The “real” is that moment in a drama for me when I suddenly relate to what’s going on when I become invested in the characters’ feelings and actions. The “real” was the quarantine pass. Imagine being stuck inside a house with the only thing between you and the outside world a piece of paper, and each household is allowed only one. That’s like holding a bone up in front of a pack of dogs and praying none of them die while trying to retrieve it. My bets were on the ab-packing Rocky because he seemed to have a lot of stamina … ahem … and a lot of secrets. 

The battle between Judah and Rocky not to fall asleep first created a pleasing and humorous, intimate atmosphere between them that ignited an odd friendship I found myself needing more than I thought I needed. 

Then came the “moment.” 

It’s the arrogant Judah who ends up winning the battle of wills. In the end, he is the first to wake up when the quarantine pass officer appears at their door. However, during his search for a pen, Judah becomes impatient and opens Rocky’s backpack and finds a resume and yellow slips. The resume is pretty obvious, but the slips of paper are receipts showing that Rocky has been sending money back home and taking care of his family.

Right then and there, Judah suddenly shifts from an arrogant overachiever to a sacrificing friend, and that did it for me.
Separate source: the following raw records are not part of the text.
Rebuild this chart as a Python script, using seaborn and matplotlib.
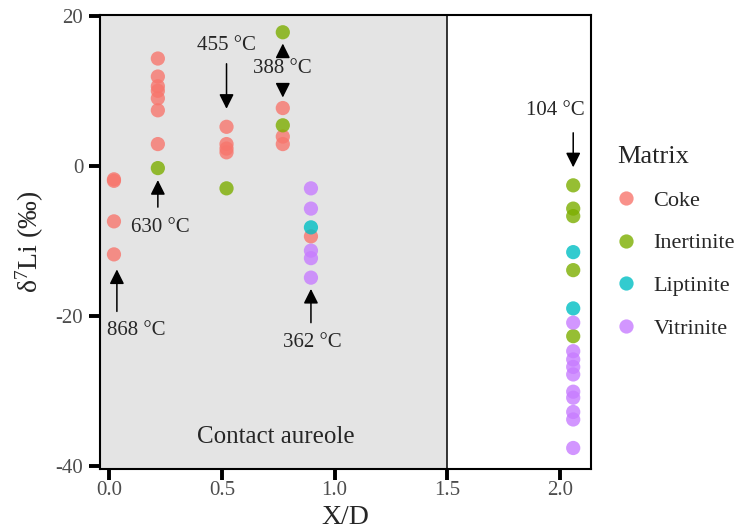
import matplotlib
matplotlib.use("Agg")
import matplotlib.pyplot as plt
import seaborn as sns
import pandas as pd

# ---------------- data ----------------
coke_x = [0.02, 0.02, 0.02, 0.02,
          0.215, 0.215, 0.215, 0.215, 0.215, 0.215, 0.215,
          0.52, 0.52, 0.52, 0.52,
          0.77, 0.77, 0.77,
          0.895]
coke_y = [-1.8, -2.0, -7.4, -11.8,
          14.3, 11.9, 10.6, 10.0, 9.0, 7.4, 2.9,
          5.2, 2.9, 2.3, 1.8,
          7.7, 3.9, 2.9,
          -9.4]
inert_x = [0.215, 0.52, 0.77, 0.77, 2.06, 2.06, 2.06, 2.06, 2.06]
inert_y = [-0.3, -3.0, 17.8, 5.4, -2.6, -5.7, -6.7, -13.9, -22.7]
lipt_x = [0.895, 2.06, 2.06]
lipt_y = [-8.2, -11.5, -19.0]
vitr_x = [0.895, 0.895, 0.895, 0.895, 0.895,
          2.06, 2.06, 2.06, 2.06, 2.06, 2.06, 2.06, 2.06, 2.06, 2.06]
vitr_y = [-3.0, -5.7, -11.3, -12.3, -14.9,
          -20.9, -24.7, -25.8, -26.8, -27.8, -30.1, -30.9, -32.8, -33.8, -37.6]

matrix_order = ["Coke", "Inertinite", "Liptinite", "Vitrinite"]
palette = ["#F8766D", "#7CAE00", "#00BFC4", "#C77CFF"]

x_ticks = [0.0, 0.5, 1.0, 1.5, 2.0]
x_tick_labels = ["0.0", "0.5", "1.0", "1.5", "2.0"]
y_ticks = [-40, -20, 0, 20]
y_tick_labels = ["-40", "-20", "0", "20"]

# temperature annotations: label, text pos, arrow tail, arrow tip
temp_labels = ["868 °C", "630 °C", "455 °C", "362 °C", "104 °C"]
temp_text_xy = [(0.12, -21.9), (0.225, -8.2), (0.52, 16.0), (0.90, -23.6), (1.98, 7.4)]
temp_tail = [(0.033, -19.4), (0.215, -5.5), (0.52, 13.6), (0.895, -20.9), (2.06, 4.4)]
temp_tip = [(0.033, -13.8), (0.215, -1.9), (0.52, 7.6), (0.895, -16.4), (2.06, -0.2)]

df = pd.DataFrame({
    "X/D": coke_x + inert_x + lipt_x + vitr_x,
    "d7Li": coke_y + inert_y + lipt_y + vitr_y,
    "Matrix": (["Coke"] * len(coke_x) + ["Inertinite"] * len(inert_x)
               + ["Liptinite"] * len(lipt_x) + ["Vitrinite"] * len(vitr_x)),
})

# ---------------- style ----------------
sns.set_style("white")
plt.rcParams["font.family"] = ["Liberation Serif", "DejaVu Serif"]
plt.rcParams["mathtext.fontset"] = "custom"
plt.rcParams["mathtext.rm"] = "Liberation Serif"
plt.rcParams["mathtext.it"] = "Liberation Serif:italic"

fig = plt.figure(figsize=(7.38, 5.31), dpi=100)
ax = fig.add_axes([100 / 738, 1 - 469 / 531, 491 / 738, 454 / 531])

ax.axvspan(-1, 1.5, color="#E4E4E4", zorder=0, lw=0)
ax.axvline(1.5, color="black", lw=1.1, zorder=1)

sns.scatterplot(data=df, x="X/D", y="d7Li", hue="Matrix", hue_order=matrix_order,
                palette=palette, s=105, alpha=0.8, linewidth=0, ax=ax, zorder=3)

ax.set_xlim(-0.042, 2.139)
ax.set_ylim(-40.4, 20.1)
ax.set_xticks(x_ticks)
ax.set_xticklabels(x_tick_labels)
ax.set_yticks(y_ticks)
ax.set_yticklabels(y_tick_labels)
ax.tick_params(axis="both", which="major", direction="out", length=8, width=2.8,
               color="black", labelsize=15, labelcolor="#4D4D4D",
               left=True, bottom=True)
ax.tick_params(axis="x", pad=0.5)
ax.tick_params(axis="y", pad=4)
for sp in ax.spines.values():
    sp.set_visible(True)
    sp.set_color("black")
    sp.set_linewidth(1.5)

ax.set_xlabel("X/D", fontsize=20, labelpad=4)
ax.set_ylabel(r"δ$^{7}$Li (‰)", fontsize=20, labelpad=7)

# annotations
arrow_kw = dict(arrowstyle="-|>", color="black", lw=1.1, mutation_scale=22,
                shrinkA=0, shrinkB=0)
for lab, txy, tail, tip in zip(temp_labels, temp_text_xy, temp_tail, temp_tip):
    ax.annotate("", xy=tip, xytext=tail, arrowprops=arrow_kw, zorder=4)
    ax.text(txy[0], txy[1], lab, fontsize=15, ha="center", va="center", zorder=4)

# 388 °C: double arrow heads
ax.text(0.77, 13.0, "388 °C", fontsize=15, ha="center", va="center", zorder=4)
ax.annotate("", xy=(0.77, 16.3), xytext=(0.77, 14.5), arrowprops=arrow_kw, zorder=4)
ax.annotate("", xy=(0.77, 9.1), xytext=(0.77, 10.9), arrowprops=arrow_kw, zorder=4)

ax.text(0.74, -36.1, "Contact aureole", fontsize=18, ha="center", va="center", zorder=4)

handles, labels = ax.get_legend_handles_labels()
ax.legend(handles, labels, title="Matrix", loc="upper left",
          bbox_to_anchor=(608 / 738, 1 - 137 / 531), bbox_transform=fig.transFigure,
          frameon=False, fontsize=16, title_fontsize=19, alignment="left",
          handlelength=0.8, handletextpad=0.85, labelspacing=1.0, borderaxespad=0,
          markerscale=1.0)

fig.savefig("out.png", dpi=100)
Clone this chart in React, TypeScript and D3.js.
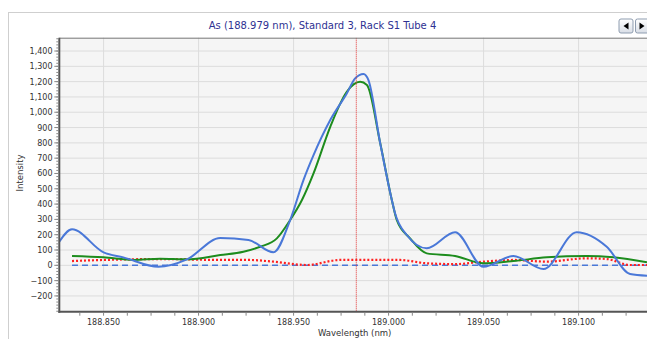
import * as d3 from "d3";

const TITLE = "As (188.979 nm), Standard 3, Rack S1 Tube 4";
const X_TICKS = [188.85, 188.9, 188.95, 189.0, 189.05, 189.1];
const Y_TICKS = [-200, -100, 0, 100, 200, 300, 400, 500, 600, 700, 800, 900, 1000, 1100, 1200, 1300, 1400];
const PEAK_LINE = 188.983;

// measured spectrum (blue)
const blueX = [188.8267, 188.8334, 188.85, 188.8604, 188.8789, 188.8939, 188.9114, 188.9263, 188.9394, 188.9482, 188.9552, 188.9605, 188.9693, 188.978, 188.9824, 188.9868, 188.9894, 188.9956, 189.0017, 189.0034, 189.0096, 189.0201, 189.035, 189.0499, 189.0657, 189.0815, 189.099, 189.1148, 189.1271, 189.136];
const blueY = [154, 235, 85, 52, -9, 39, 178, 165, 85, 296, 557, 720, 949, 1123, 1221, 1250, 1210, 797, 427, 340, 198, 111, 216, -9, 61, -24, 216, 121, -57, -68];

// fitted spectrum (green)
const greenX = [188.8334, 188.85, 188.8658, 188.8798, 188.8939, 188.9114, 188.9236, 188.9324, 188.9412, 188.9482, 188.9544, 188.9605, 188.9693, 188.978, 188.985, 188.9886, 188.9956, 189.0017, 189.0043, 189.0113, 189.0201, 189.035, 189.0499, 189.0657, 189.0832, 189.1043, 189.1183, 189.136];
const greenY = [61, 52, 35, 43, 39, 67, 89, 121, 176, 296, 427, 601, 905, 1134, 1199, 1178, 797, 427, 296, 176, 78, 61, 13, 28, 52, 61, 52, 20];

// background (red dotted)
const redX = [188.8334, 188.85, 188.8798, 188.9114, 188.9263, 188.9394, 188.957, 188.9745, 189.0061, 189.0201, 189.035, 189.0499, 189.0657, 189.0832, 189.1043, 189.1148, 189.1271, 189.136];
const redY = [28, 35, 41, 35, 35, 24, 2, 35, 35, 13, 8, 24, 35, 24, 46, 41, 2, 2];

// baseline (blue dashed)
const baseX = [188.8334, 189.136];
const baseY = [0, 0];

const W = 647;
const H = 339;
const L = 59.3;
const T = 37.7;
const B = 311.7;
const FONT = "'DejaVu Sans', Verdana, sans-serif";

export default function App() {
  const x = d3.scaleLinear().domain([188.8267, 189.136]).range([L, W]);
  const y = d3.scaleLinear().domain([-303, 1487]).range([B, T]);
  const line = d3
    .line<[number, number]>()
    .x((d) => x(d[0]))
    .y((d) => y(d[1]))
    .curve(d3.curveMonotoneX);
  const pts = (xs: number[], ys: number[]) => xs.map((v, i) => [v, ys[i]] as [number, number]);
  const fmt = d3.format(",");
  const minorX = d3.range(188.8375, 189.136, 0.0125);
  const minorY = d3.range(-300, 1487, 20);

  return (
    <svg
      width={W}
      height={H}
      style={{ position: "absolute", left: 0, top: 0, background: "#fff" }}
      fontFamily={FONT}
    >
      <defs>
        <clipPath id="plot">
          <rect x={L} y={T} width={W - L} height={B - T} />
        </clipPath>
        <linearGradient id="btn" x1="0" x2="0" y1="0" y2="1">
          <stop offset="0" stopColor="#ffffff" />
          <stop offset="1" stopColor="#d9dee6" />
        </linearGradient>
      </defs>
      <rect x={8.5} y={12.5} width={W} height={H} fill="#fff" stroke="#cfcfcf" />
      <text x={322.5} y={28.5} textAnchor="middle" fontSize={10} fill="#2e3192">
        {TITLE}
      </text>
      <g>
        <rect x={619} y={19} width={14} height={14} rx={2} fill="url(#btn)" stroke="#8f9db0" />
        <path d="M628.5,22.5 L623.5,26 L628.5,29.5 Z" fill="#000" />
        <rect x={635.5} y={19} width={14} height={14} rx={2} fill="url(#btn)" stroke="#8f9db0" />
        <path d="M639.5,22.5 L644.5,26 L639.5,29.5 Z" fill="#000" />
      </g>

      <rect x={L} y={T} width={W - L} height={B - T} fill="#f5f5f5" />
      <g stroke="#dcdcdc" strokeWidth={1}>
        {Y_TICKS.map((t) => (
          <line key={"gy" + t} x1={L} x2={W} y1={y(t)} y2={y(t)} />
        ))}
        {X_TICKS.map((t) => (
          <line key={"gx" + t} x1={x(t)} x2={x(t)} y1={T} y2={B} />
        ))}
      </g>

      <g clipPath="url(#plot)" fill="none">
        <path d={line(pts(baseX, baseY)) ?? ""} stroke="#4a78d8" strokeWidth={1.6} strokeDasharray="6,4" />
        <path d={line(pts(redX, redY)) ?? ""} stroke="#ff2020" strokeWidth={2.2} strokeDasharray="2,2" />
        <path d={line(pts(greenX, greenY)) ?? ""} stroke="#1d8c1d" strokeWidth={2} />
        <path d={line(pts(blueX, blueY)) ?? ""} stroke="#4a78d8" strokeWidth={2} />
        <line x1={x(PEAK_LINE)} x2={x(PEAK_LINE)} y1={T} y2={B} stroke="#e23030" strokeWidth={1} strokeDasharray="1,1" />
      </g>

      <line x1={L} x2={W} y1={T + 0.5} y2={T + 0.5} stroke="#777" />
      <line x1={L} x2={L} y1={T} y2={B + 1} stroke="#555" strokeWidth={2} />
      <line x1={L - 1} x2={W} y1={B} y2={B} stroke="#555" strokeWidth={2} />

      <g stroke="#888">
        {minorY.map((t) => (
          <line key={"my" + t} x1={L - 3} x2={L - 1} y1={y(t)} y2={y(t)} />
        ))}
        {Y_TICKS.map((t) => (
          <line key={"ty" + t} x1={L - 5} x2={L - 1} y1={y(t)} y2={y(t)} />
        ))}
        {minorX.map((t) => (
          <line key={"mx" + t} x1={x(t)} x2={x(t)} y1={B + 1} y2={B + 4} />
        ))}
      </g>

      <g fontSize={8} fill="#333">
        {Y_TICKS.map((t) => (
          <text key={"ly" + t} x={52.5} y={y(t) + 3} textAnchor="end">
            {fmt(t)}
          </text>
        ))}
        {X_TICKS.map((t) => (
          <text key={"lx" + t} x={x(t)} y={325} textAnchor="middle">
            {t.toFixed(3)}
          </text>
        ))}
      </g>
      <text x={354.7} y={336} textAnchor="middle" fontSize={8.5} fill="#333">
        Wavelength (nm)
      </text>
      <text transform="translate(23,173) rotate(-90)" textAnchor="middle" fontSize={8.5} fill="#333">
        Intensity
      </text>
    </svg>
  );
}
In the search for a pen, Judah discovers things about Rocky that has him signing off on the pass using Rocky’s name instead of his. This selfless act was my “moment,” the moment I knew I needed to watch more than just one episode. Judah’s smile at the end certainly didn’t hurt. 

The production is good enough to warrant a full drama watch, but the two lead actors carry it for me. Also, I wouldn’t mind a little talk with the set designer because I adored the orange color scheme Judah had going for him in his room. Only I’ll take that in green, please. After episode one, I have high hopes that “Quaranthings the Series” will end up being a quality drama in a BL world saturated with new releases.